You must decide whether you want to make the maximum allowed contribution for the year or set up ongoing monthly automatic contributions. You and your spouse also must decide which investments to hold in the account. Brokerages typically offer a range of mutual fund options, including exchange-traded funds (ETFs) and index funds.

When choosing investments, pay attention to the associated expense ratios and other fees.

Couples who establish a spousal IRA may be able to claim the retirement saver’s credit for additional tax savings. The amount of the credit is either 50%, 20%, or 10% of the contributions you make to a traditional or Roth IRA. For 2022 married couples filing jointly can claim the maximum credit if their adjusted gross income (AGI) is not more than $41,000. The credit phases out once AGI reaches $68,000.
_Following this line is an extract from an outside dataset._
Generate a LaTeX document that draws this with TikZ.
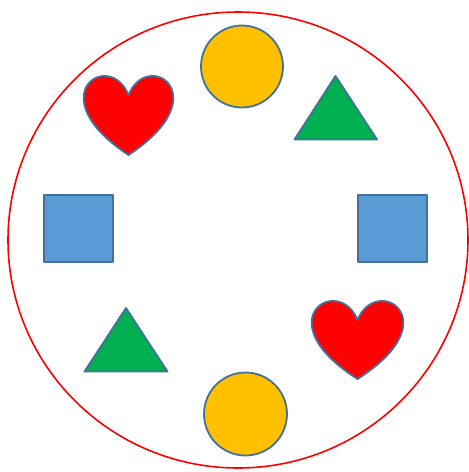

Can I Open a Roth IRA With My Spouse?

No. IRAs are meant to be owned by a single individual only. A joint Roth IRA is not an option, but married couples who file a joint tax return can open spousal IRAs.

What Is a Spousal IRA?

A spousal IRA is an IRA that’s opened by one spouse on behalf of the other. The spouse who has taxable income for the year makes the contributions, but the non-earning spouse is the IRA owner.

How Much Can I Contribute to an IRA?

For 2022 the maximum annual contribution limit for traditional and Roth IRAs is $6,000. An additional catch-up contribution of $1,000 is allowed for savers age 50 and older. Your ability to make the full contribution to a Roth IRA depends on your filing status and MAGI.

The Bottom Line

While no one can open a Roth IRA jointly with their spouse, they can still help their spouse save for retirement. A spousal IRA allows couples an additional tax-advantaged way to reach their retirement savings goals together. To maximize retirement savings, the income-earning spouse can coordinate contributions to a spousal IRA with contributions to their own IRA or employer-sponsored plan. They can also establish a joint taxable brokerage account with their spouse if they'd like to invest in stocks, mutual funds, bonds, and other securities together.